Man sentenced for investment fraud

Role in scheme cost customers $6 million

May 01, 2004|By Lisa Goldberg | Lisa Goldberg,SUN STAFF

A former Ellicott City investment adviser convicted of bilking his clients out of nearly $6 million by selling them fraudulent investments was sentenced yesterday to nearly six years in federal prison.

Michael P. Keating's sentence comes nearly seven years after state and federal securities officials stumbled onto a nationwide Ponzi scheme - a setup where new investor money is used to pay off old investors - while looking into a complaint filed by a Keating investor.

Although not the central player, authorities have said that Keating, the 13th person charged as a result of the investigation, was an "important figure" in the scheme, which defrauded more than 600 investors out of $43 million.

At a hearing yesterday in Cleveland, where the case was prosecuted, U.S. District Judge James S. Gwin read from victim-impact statements filed by many of the 103 victims linked to Keating, relating their tales of ruined finances and altered lives, lawyers said.

Many were elderly and retired, and some were forced to return to work to make ends meet, said Assistant U.S. Attorney Christian H. Stickan, who prosecuted the case.

Short of maximum

Gwin sentenced the 45-year- old Woodstock resident, who pleaded guilty in February to charges of conspiracy and securities fraud, to five years and 10 months in prison - one month shy of the maximum called for in federal sentencing guidelines.

The judge also ordered Keating to pay more than $5.9 million in restitution.

"I'm very pleased by it," Stickan said. " ... I think it makes a good statement with respect to people like Keating who defraud investors - particularly elderly investors."

Lesser term sought

Keating's Ohio lawyer, John S. Pyle, argued for less prison time - the guidelines called for a minimum sentence of four years and nine months.
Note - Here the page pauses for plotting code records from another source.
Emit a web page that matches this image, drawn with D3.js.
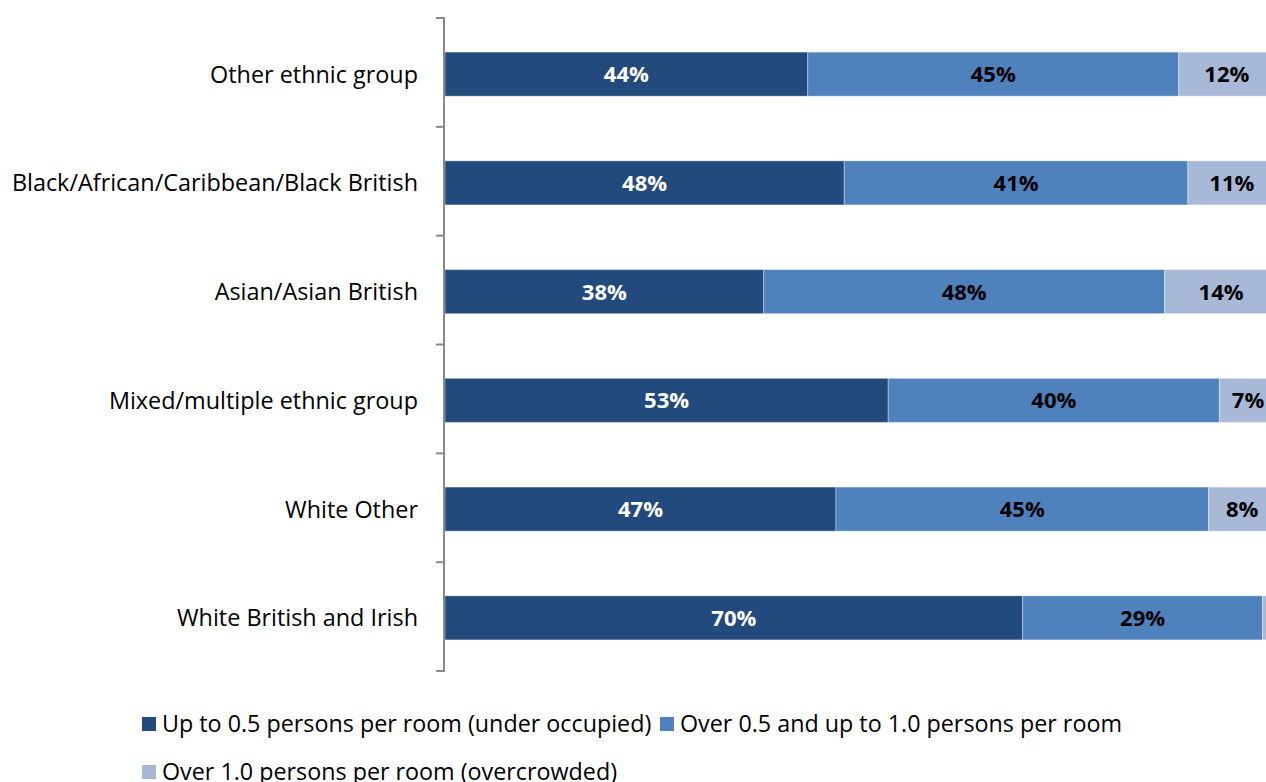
<!DOCTYPE html>
<html>
<head>
  <meta charset="utf-8">
  <title>Occupancy by ethnic group</title>
  <script src="https://d3js.org/d3.v7.min.js"></script>
  <style>
    body { margin: 0; background: #fff; }
    svg text { font-family: "Open Sans", "Noto Sans", sans-serif; }
  </style>
</head>
<body>
<svg id="chart" width="1266" height="782"></svg>

<script>
// categories, top to bottom
var categories = ["Other ethnic group", "Black/African/Caribbean/Black British",
  "Asian/Asian British", "Mixed/multiple ethnic group", "White Other", "White British and Irish"];

// series values (%)
var underOccupied = [43.7, 48.1, 38.4, 53.4, 47.1, 69.6];
var upToOne       = [44.7, 41.4, 48.3, 39.9, 44.9, 28.9];
var overcrowded   = [11.6, 10.6, 13.6, 6.9, 8.1, 1.3];

var seriesNames = ["Up to 0.5 persons per room (under occupied)",
  "Over 0.5 and up to 1.0 persons per room",
  "Over 1.0 persons per room (overcrowded)"];
var colors = ["#234a7c", "#4f81bd", "#a8b9d8"];
var labelColors = ["#fff", "#000", "#000"];

var rows = categories.map(function(c, i) {
  return { cat: c, vals: [underOccupied[i], upToOne[i], overcrowded[i]] };
});

var svg = d3.select("#chart");

// plot area runs past the right edge of the picture (it is cropped there)
var plotLeft = 444, plotTop = 18, plotBottom = 671;
var x = d3.scaleLinear().domain([0, 100]).range([plotLeft + 1, plotLeft + 831]);
var y = d3.scaleBand().domain(categories).range([plotTop + 1.5, plotBottom + 1.5]).paddingInner(0.595).paddingOuter(0.3);

var g = svg.selectAll("g.row").data(rows).enter().append("g").attr("class", "row");

g.each(function(d) {
  var row = d3.select(this);
  var acc = 0;
  d.vals.forEach(function(v, k) {
    var x0 = x(acc), x1 = x(acc + v);
    row.append("rect")
      .attr("x", x0).attr("y", y(d.cat))
      .attr("width", x1 - x0).attr("height", y.bandwidth())
      .attr("fill", colors[k])
      .attr("stroke", "rgba(255,255,255,0.35)").attr("stroke-width", 1);
    if (v >= 2) {
      row.append("text")
        .attr("x", (x0 + x1) / 2).attr("y", y(d.cat) + y.bandwidth() / 2)
        .attr("dy", "0.36em").attr("text-anchor", "middle")
        .attr("fill", labelColors[k]).style("font-weight", "bold").style("font-size", "22px")
        .text(d3.format(".0f")(v) + "%");
    }
    acc += v;
  });
});

// category axis with outward ticks at band edges
var axis = svg.append("g");
axis.append("line").attr("x1", plotLeft).attr("x2", plotLeft).attr("y1", plotTop).attr("y2", plotBottom)
  .attr("stroke", "#898989").attr("stroke-width", 2);
var step = (plotBottom - plotTop) / categories.length;
d3.range(categories.length + 1).forEach(function(i) {
  axis.append("line").attr("x1", plotLeft - 8).attr("x2", plotLeft + 1)
    .attr("y1", plotTop + i * step).attr("y2", plotTop + i * step)
    .attr("stroke", "#898989").attr("stroke-width", 2);
});
axis.selectAll("text.cat").data(categories).enter().append("text")
  .attr("class", "cat")
  .attr("x", plotLeft - 26).attr("y", function(d) { return y(d) + y.bandwidth() / 2; })
  .attr("dy", "0.36em").attr("text-anchor", "end")
  .style("font-size", "23.4px").attr("fill", "#000")
  .text(function(d) { return d; });

// legend
var legendPos = [[142, 724], [660, 724], [142, 772]];
var legend = svg.selectAll("g.leg").data(seriesNames).enter().append("g").attr("class", "leg")
  .attr("transform", function(d, i) { return "translate(" + legendPos[i][0] + "," + legendPos[i][1] + ")"; });
legend.append("rect").attr("x", 0).attr("y", -7).attr("width", 14).attr("height", 14)
  .attr("fill", function(d, i) { return colors[i]; });
legend.append("text").attr("x", 20).attr("dy", "0.36em")
  .style("font-size", "23.3px").attr("fill", "#000")
  .text(function(d) { return d; });
</script>
</body>
</html>
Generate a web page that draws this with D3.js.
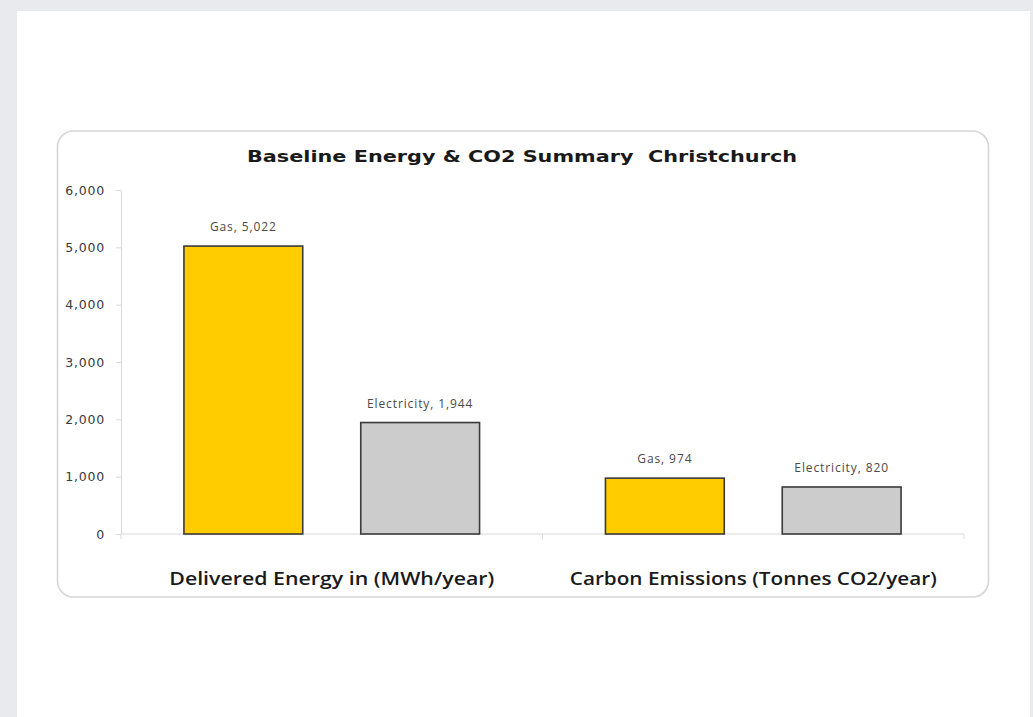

His client is penniless and his marriage is at an end, Pyle said.

"Of course, the judge reviewed all the victim-impact statements and there are some pretty sad stories," Pyle said after the hearing. Keating, he said, "knew it was coming. He was hoping for the best, but he knew the potential for the judge to view this as a ... top-end case."

Pyle said it will be "virtually impossible" for his client to make full restitution; Keating's in-laws have already paid back about $47,000, Pyle said, to account for money that went toward a house.

"If you look at the losses that everyone had, it's a pretty small sentence," said Simon Jarosinski, 82, a former Keating investor who figures he lost more than $1 million through fraudulent investments and risky placements that later went bankrupt.

For Terry Mullen, 53, attending Keating's sentencing yesterday provided some closure. Mullen, a home furnishings salesman from Annapolis, estimates he lost about $200,000.

"My only regret is that Keating did not look at me. ... I wish he had the courage to look up," he said. " ... I would have liked Keating to have known somebody cared enough to show up."